It’s been a while. When I originally started blogging years ago, my chief motivation was my desire to write. After two or three posts, I learned that whatever my motivation, I had entered a community that demanded daily participation. It was incredibly rewarding in a way I had never anticipated when I set out. I knew little about knitting at the time, and I understood nothing of the truly kind and generous support that virtual strangers were so willing to extend to me. It was wonderful and absorbing for a long time.
After a while, though, blogging became a strange sort of obligation that sometimes made me feel uncomfortable. I hesitated to post when I was short on time because I knew I wouldn’t have time to reply to comments. This sucked in many ways, because I was writing for me, to feed my own soul, and I pushed that to the side because I felt guilty and selfish about my inability to give other people what they needed. Also, it got a little weird for me when people I knew in person followed my blog. That’s mostly about my own self-consciousness and insecurity. Obviously close friends I know and trust wouldn’t take advantage of my vulnerability in publishing my thoughts or creations. But then a couple of people I don’t know well took a bit too much interest. At that point it wasn’t fun anymore. I stopped.
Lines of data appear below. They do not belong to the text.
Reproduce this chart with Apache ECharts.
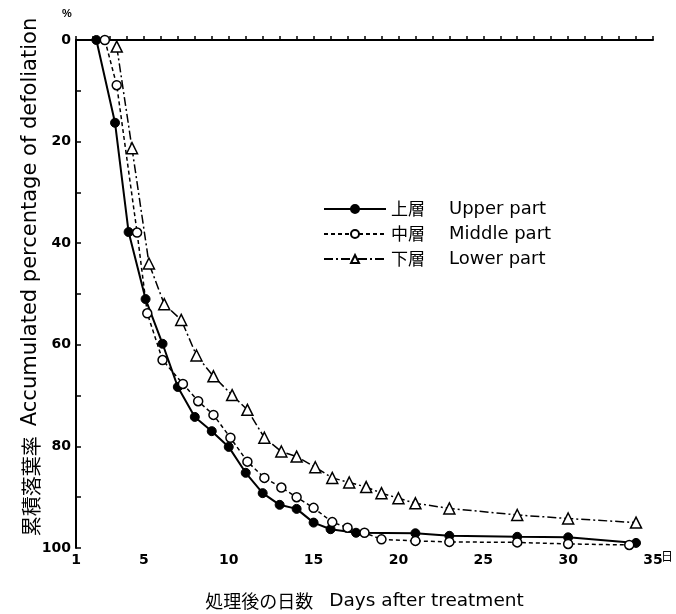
<!DOCTYPE html>
<html>
<head>
<meta charset="utf-8">
<script src="https://cdn.jsdelivr.net/npm/echarts@6/dist/echarts.min.js"></script>
<style>
  html, body { margin: 0; padding: 0; background: #fff; }
  #chart { width: 676px; height: 614px; }
</style>
</head>
<body>
<div id="chart"></div>
<script>
    // 日数 / 累積落葉率(%)
    var upperX = [2.2, 3.3, 4.1, 5.1, 6.1, 7, 8, 9, 10, 11, 12, 13, 14, 15, 16, 17.5, 21, 23, 27, 30, 34];
    var upperY = [0, 16.3, 37.8, 51, 59.8, 68.3, 74.2, 77, 80.1, 85.2, 89.2, 91.5, 92.3, 95, 96.3, 97, 97.1, 97.6, 97.8, 97.9, 99];
    var middleX = [2.7, 3.4, 4.6, 5.2, 6.1, 7.3, 8.2, 9.1, 10.1, 11.1, 12.1, 13.1, 14, 15, 16.1, 17, 18, 19, 21, 23, 27, 30, 33.6];
    var middleY = [0, 8.9, 37.9, 53.8, 63, 67.7, 71.1, 73.8, 78.3, 83, 86.2, 88.1, 90, 92.1, 94.9, 96, 97, 98.3, 98.6, 98.8, 98.9, 99.2, 99.4];
    var lowerX = [3.4, 4.3, 5.3, 6.2, 7.2, 8.1, 9.1, 10.2, 11.1, 12.1, 13.1, 14, 15.1, 16.1, 17.1, 18.1, 19, 20, 21, 23, 27, 30, 34];
    var lowerY = [1.3, 21.3, 44, 52, 55.1, 62.1, 66.2, 69.9, 72.8, 78.3, 81, 82, 84.1, 86.2, 87.1, 88, 89.2, 90.2, 91.2, 92.2, 93.5, 94.2, 95];

    var seriesNames = ['上層', '中層', '下層'];
    var seriesEng = ['Upper part', 'Middle part', 'Lower part'];
    var xLabels = [1, 5, 10, 15, 20, 25, 30, 35];
    var xTicks = [];
    for (var d = 1; d <= 35; d++) xTicks.push(d);

    function pairs(xs, ys) {
        return xs.map(function (x, i) { return [x, ys[i]]; });
    }

    var myChart = echarts.init(document.getElementById('chart'));
    var latin = 'DejaVu Sans, sans-serif';
    var cjk = 'Noto Sans CJK JP';
    var labelFont = { color: '#000', fontSize: 14, fontWeight: 'bold', fontFamily: latin };

    var option = {
        backgroundColor: '#fff',
        animation: false,
        grid: { left: 76, right: 23, top: 40, bottom: 66, containLabel: false, outerBoundsMode: 'none' },
        legend: {
            orient: 'vertical',
            left: 318,
            top: 195,
            itemWidth: 62,
            itemHeight: 10,
            itemGap: 7,
            data: seriesNames,
            formatter: function (name) {
                return '{j|' + name + '}{e|' + seriesEng[seriesNames.indexOf(name)] + '}';
            },
            textStyle: {
                color: '#000',
                rich: {
                    j: { fontSize: 17, width: 58, fontFamily: cjk, color: '#000' },
                    e: { fontSize: 18, fontFamily: latin, color: '#000' }
                }
            }
        },
        xAxis: {
            type: 'value',
            min: 1,
            max: 35,
            name: '{j|処理後の日数}{e|Days after treatment}',
            nameLocation: 'middle',
            nameGap: 44,
            nameTextStyle: {
                color: '#000',
                rich: {
                    j: { fontSize: 18, fontFamily: cjk, color: '#000', padding: [0, 16, 0, 0] },
                    e: { fontSize: 18.5, fontFamily: latin, color: '#000' }
                }
            },
            axisLine: { lineStyle: { color: '#000', width: 2 } },
            axisTick: { inside: true, length: 4, customValues: xTicks, lineStyle: { color: '#000', width: 1.5 } },
            axisLabel: Object.assign({ customValues: xLabels, margin: 5 }, labelFont),
            splitLine: { show: false }
        },
        yAxis: {
            type: 'value',
            min: 0,
            max: 100,
            interval: 20,
            inverse: true,
            axisLine: { lineStyle: { color: '#000', width: 2 } },
            axisTick: { inside: true, length: 5, lineStyle: { color: '#000', width: 1.5 } },
            minorTick: { show: true, splitNumber: 2, length: 5, lineStyle: { color: '#000', width: 1.5 } },
            axisLabel: Object.assign({ margin: 5 }, labelFont),
            splitLine: { show: false }
        },
        graphic: [
            { type: 'text', left: 62, top: 8, style: { text: '%', fontSize: 11, fontWeight: 'bold', fill: '#000' } },
            { type: 'text', left: 661, top: 550, style: { text: '日', fontSize: 12, fill: '#000', fontFamily: cjk } },
            {
                type: 'text', x: 31, y: 277, rotation: Math.PI / 2, origin: [0, 0],
                style: {
                    text: '{j|累積落葉率}{e|Accumulated percentage of defoliation}',
                    align: 'center', verticalAlign: 'middle',
                    rich: {
                        j: { fontSize: 20, fontFamily: cjk, fill: '#000', padding: [0, 10, 0, 0] },
                        e: { fontSize: 21, fontFamily: latin, fill: '#000' }
                    }
                }
            }
        ],
        series: [
            {
                name: seriesNames[0], type: 'line', data: pairs(upperX, upperY),
                symbol: 'circle', symbolSize: 9,
                lineStyle: { color: '#000', width: 2, type: 'solid' },
                itemStyle: { color: '#000', borderColor: '#000', borderWidth: 1 }
            },
            {
                name: seriesNames[1], type: 'line', data: pairs(middleX, middleY),
                symbol: 'circle', symbolSize: 9,
                lineStyle: { color: '#000', width: 1.5, type: [4, 3] },
                itemStyle: { color: '#fff', borderColor: '#000', borderWidth: 1.5 }
            },
            {
                name: seriesNames[2], type: 'line', data: pairs(lowerX, lowerY),
                symbol: 'triangle', symbolSize: 11,
                lineStyle: { color: '#000', width: 1.5, type: [9, 3, 2, 3] },
                itemStyle: { color: '#fff', borderColor: '#000', borderWidth: 1.5 }
            }
        ]
    };

    myChart.setOption(option);
</script>
</body>
</html>
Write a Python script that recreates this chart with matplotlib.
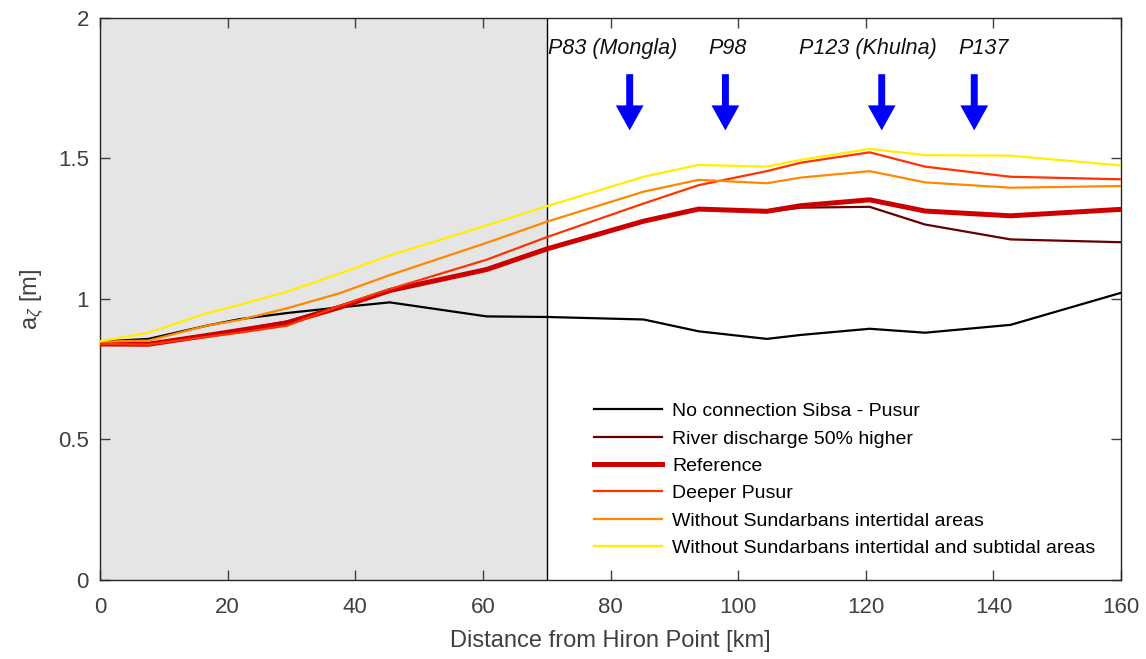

I was fine with my silence for a long while. I would scribble in a notebook when I needed to make words into thoughts. But I missed that feeling of having created something when I hit “publish” on a post I had noodled on, edited, mulled over. I considered what to do. I locked down the old blog address and did some writing there, strictly for myself. That was good, not great. Not quite the same. I wasn’t really accountable for thinking ideas through when I was just writing for myself. I thought about it some more.
I finally decided to start fresh, with new rules. I changed my blog address and name, but I moved all the old content so I wouldn’t lose it. I opened the site, but I did not opt to have traffic to the old blog redirected here. I will let folks who may be interested know I’m here. I have decided to disable comments for the time being, not because I don’t love hearing from you, but because I don’t want you to feel like you have to say something, which will then result in me saying something back, and then there we are again, both spending too much time feeling stress over full “in” boxes.
So, please feel free to read or not. Shoot me an email if you feel like remarking, but really, it’s not necessary. I shall use this space to ponder and report and share stuff that pleases or provokes me. Just be well, and do what fulfills you, while I try to do the same.